YOUR INSTRUCTIONS:
Check every line for the word "this" and state how many lines have it. Reply with the number alone.

RECORDED INFORMATION:
====

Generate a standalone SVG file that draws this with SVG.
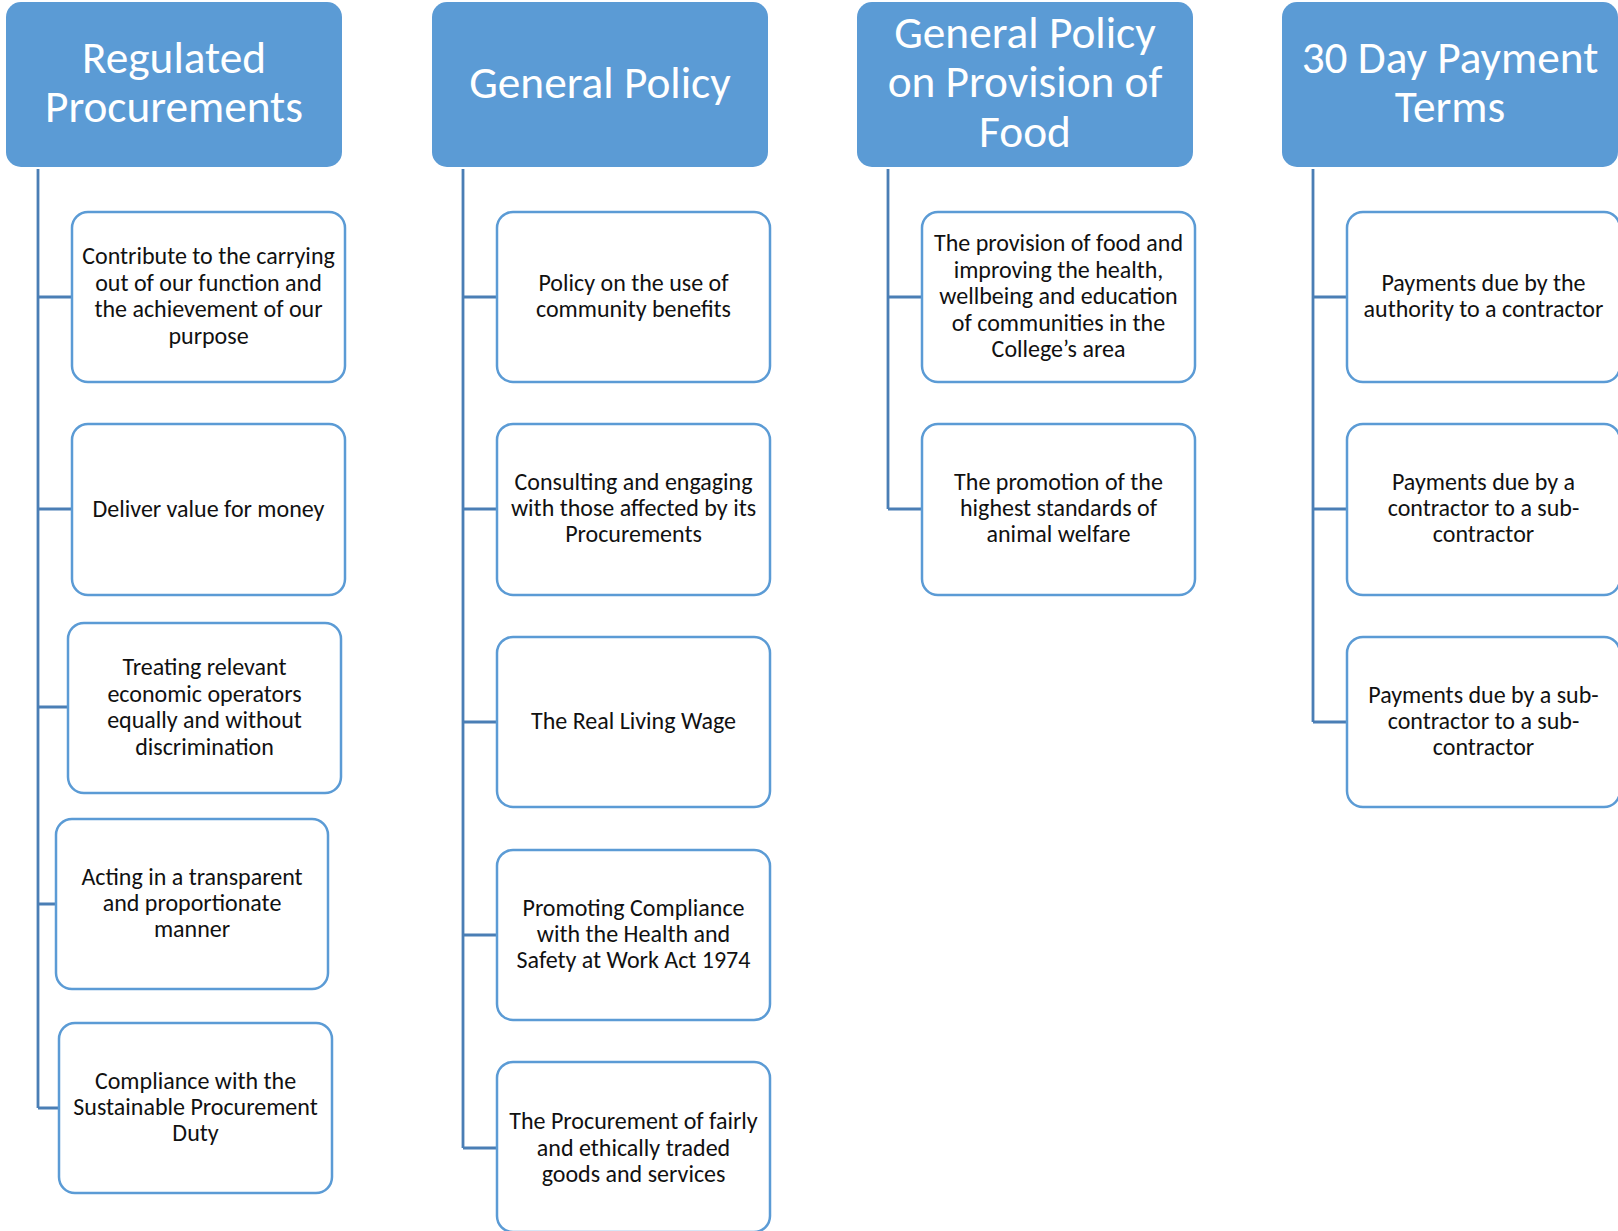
<svg xmlns="http://www.w3.org/2000/svg" width="1618" height="1231" viewBox="0 0 1618 1231">
<style>
.hdr{fill:#5b9bd5;}
.ht{fill:#ffffff;font-family:Carlito,Lato,"Liberation Sans",sans-serif;font-size:45.3px;text-anchor:middle;}
.box{fill:#ffffff;stroke:#5b9bd5;stroke-width:2.5;}
.bt{fill:#111111;font-family:Carlito,Lato,"Liberation Sans",sans-serif;font-size:24px;text-anchor:middle;}
.con{fill:none;stroke:#4a7eb5;stroke-width:2.8;}
</style>
<rect width="1618" height="1231" fill="#ffffff"/>
<g id="connectors">
<path class="con" d="M38,169 V1108 M38,297 H72 M38,509 H72 M38,707 H68 M38,904 H56 M38,1108 H59"/>
<path class="con" d="M463,169 V1148 M463,297 H497 M463,509 H497 M463,722 H497 M463,935 H497 M463,1148 H497"/>
<path class="con" d="M888,169 V509 M888,297 H922 M888,509 H922"/>
<path class="con" d="M1313,169 V722 M1313,297 H1347 M1313,509 H1347 M1313,722 H1347"/>
</g>
<g id="h1"><rect class="hdr" x="6" y="2" width="336" height="165" rx="15"/>
<text class="ht" x="174"><tspan x="174" y="73">Regulated</tspan><tspan x="174" y="122">Procurements</tspan></text></g>
<g id="h2"><rect class="hdr" x="432" y="2" width="336" height="165" rx="15"/>
<text class="ht" x="600" y="98">General Policy</text></g>
<g id="h3"><rect class="hdr" x="857" y="2" width="336" height="165" rx="15"/>
<text class="ht"><tspan x="1025" y="48">General Policy</tspan><tspan x="1025" y="97">on Provision of</tspan><tspan x="1025" y="147">Food</tspan></text></g>
<g id="h4"><rect class="hdr" x="1282" y="2" width="336" height="165" rx="15"/>
<text class="ht"><tspan x="1450" y="73">30 Day Payment</tspan><tspan x="1450" y="122">Terms</tspan></text></g>

<g id="c1b1"><rect class="box" x="72" y="212" width="273" height="170" rx="16"/>
<text class="bt"><tspan x="208.5" y="264">Contribute to the carrying</tspan><tspan x="208.5" y="290.5">out of our function and</tspan><tspan x="208.5" y="317">the achievement of our</tspan><tspan x="208.5" y="343.5">purpose</tspan></text></g>
<g id="c1b2"><rect class="box" x="72" y="424" width="273" height="171" rx="16"/>
<text class="bt"><tspan x="208.5" y="517">Deliver value for money</tspan></text></g>
<g id="c1b3"><rect class="box" x="68" y="623" width="273" height="170" rx="16"/>
<text class="bt"><tspan x="204.5" y="675">Treating relevant</tspan><tspan x="204.5" y="701.5">economic operators</tspan><tspan x="204.5" y="728">equally and without</tspan><tspan x="204.5" y="754.5">discrimination</tspan></text></g>
<g id="c1b4"><rect class="box" x="56" y="819" width="272" height="170" rx="16"/>
<text class="bt"><tspan x="192" y="885">Acting in a transparent</tspan><tspan x="192" y="911">and proportionate</tspan><tspan x="192" y="937">manner</tspan></text></g>
<g id="c1b5"><rect class="box" x="59" y="1023" width="273" height="170" rx="16"/>
<text class="bt"><tspan x="195.5" y="1089">Compliance with the</tspan><tspan x="195.5" y="1115">Sustainable Procurement</tspan><tspan x="195.5" y="1141">Duty</tspan></text></g>

<g id="c2b1"><rect class="box" x="497" y="212" width="273" height="170" rx="16"/>
<text class="bt"><tspan x="633.5" y="291">Policy on the use of</tspan><tspan x="633.5" y="317">community benefits</tspan></text></g>
<g id="c2b2"><rect class="box" x="497" y="424" width="273" height="171" rx="16"/>
<text class="bt"><tspan x="633.5" y="490">Consulting and engaging</tspan><tspan x="633.5" y="516">with those affected by its</tspan><tspan x="633.5" y="542">Procurements</tspan></text></g>
<g id="c2b3"><rect class="box" x="497" y="637" width="273" height="170" rx="16"/>
<text class="bt"><tspan x="633.5" y="729">The Real Living Wage</tspan></text></g>
<g id="c2b4"><rect class="box" x="497" y="850" width="273" height="170" rx="16"/>
<text class="bt"><tspan x="633.5" y="916">Promoting Compliance</tspan><tspan x="633.5" y="942">with the Health and</tspan><tspan x="633.5" y="968">Safety at Work Act 1974</tspan></text></g>
<g id="c2b5"><rect class="box" x="497" y="1062" width="273" height="170" rx="16"/>
<text class="bt"><tspan x="633.5" y="1129">The Procurement of fairly</tspan><tspan x="633.5" y="1156">and ethically traded</tspan><tspan x="633.5" y="1182">goods and services</tspan></text></g>

<g id="c3b1"><rect class="box" x="922" y="212" width="273" height="170" rx="16"/>
<text class="bt"><tspan x="1058.5" y="251">The provision of food and</tspan><tspan x="1058.5" y="277.5">improving the health,</tspan><tspan x="1058.5" y="304">wellbeing and education</tspan><tspan x="1058.5" y="330.5">of communities in the</tspan><tspan x="1058.5" y="357">College’s area</tspan></text></g>
<g id="c3b2"><rect class="box" x="922" y="424" width="273" height="171" rx="16"/>
<text class="bt"><tspan x="1058.5" y="490">The promotion of the</tspan><tspan x="1058.5" y="516">highest standards of</tspan><tspan x="1058.5" y="542">animal welfare</tspan></text></g>

<g id="c4b1"><rect class="box" x="1347" y="212" width="273" height="170" rx="16"/>
<text class="bt"><tspan x="1483.5" y="291">Payments due by the</tspan><tspan x="1483.5" y="317">authority to a contractor</tspan></text></g>
<g id="c4b2"><rect class="box" x="1347" y="424" width="273" height="171" rx="16"/>
<text class="bt"><tspan x="1483.5" y="490">Payments due by a</tspan><tspan x="1483.5" y="516">contractor to a sub-</tspan><tspan x="1483.5" y="542">contractor</tspan></text></g>
<g id="c4b3"><rect class="box" x="1347" y="637" width="273" height="170" rx="16"/>
<text class="bt"><tspan x="1483.5" y="703">Payments due by a sub-</tspan><tspan x="1483.5" y="729">contractor to a sub-</tspan><tspan x="1483.5" y="755">contractor</tspan></text></g>
</svg>
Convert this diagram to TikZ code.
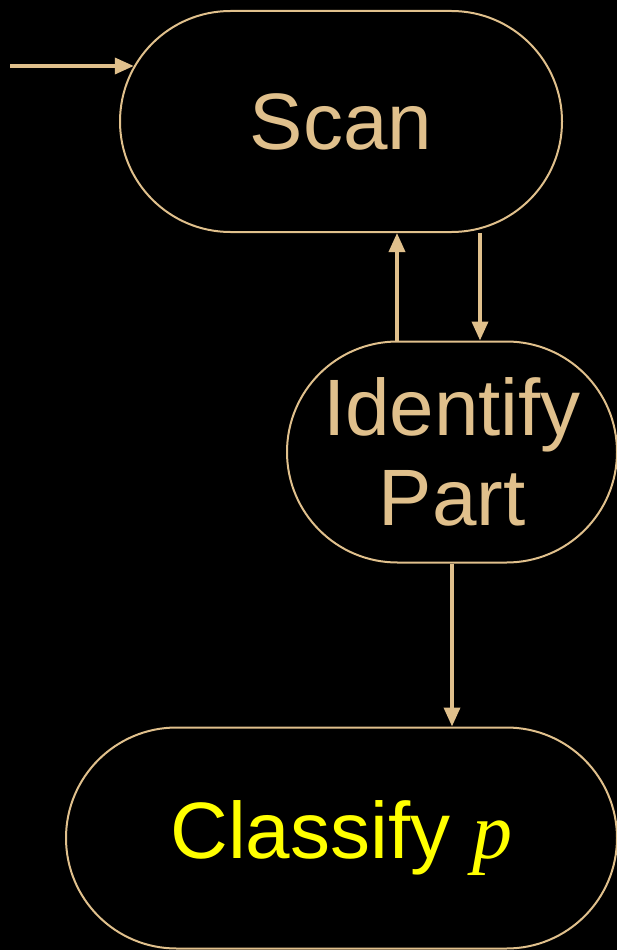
\documentclass[tikz,border=0pt]{standalone}
\usepackage{fontspec}
\setmainfont{Liberation Sans}
\newfontfamily\serifp{Liberation Serif}
\usetikzlibrary{shapes.misc,arrows.meta}
\definecolor{linetan}{RGB}{224,192,140}
\definecolor{textyel}{RGB}{255,255,0}
\begin{document}
\begin{tikzpicture}[x=1pt,y=-1pt,
  stad/.style={rounded rectangle,draw=linetan,line width=2pt,inner sep=0pt,
    minimum height=221pt,text=linetan,align=center,
    font=\fontsize{80}{90}\selectfont},
  arr/.style={draw=linetan,line width=3.6pt,-{Triangle[length=19pt,width=16pt]}}]
\useasboundingbox (0,0) rectangle (617,950);
\fill[black] (0,0) rectangle (617,950);
% the three stages
\node[stad,minimum width=442pt] (scan) at (341,121.5) {Scan};
\node[stad,minimum width=330pt] (ident) at (452,452) {Identify\\Part};
\node[stad,minimum width=551pt,text=textyel] (classify) at (341.5,838)
  {Classify {\serifp\itshape p}};
% connectors
\coordinate (in) at (10,68);
\draw[arr] (in |- scan.165.5) -- (scan.165.5);
\draw[arr] ([xshift=-55pt]ident.north) -- ([xshift=-55pt]ident.north |- scan.south);
\draw[arr] ([xshift=28pt]ident.north |- scan.south) -- ([xshift=28pt]ident.north);
\draw[arr] (ident.south) -- (ident.south |- classify.north);
\end{tikzpicture}
\end{document}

====

FINISHED TASK:
2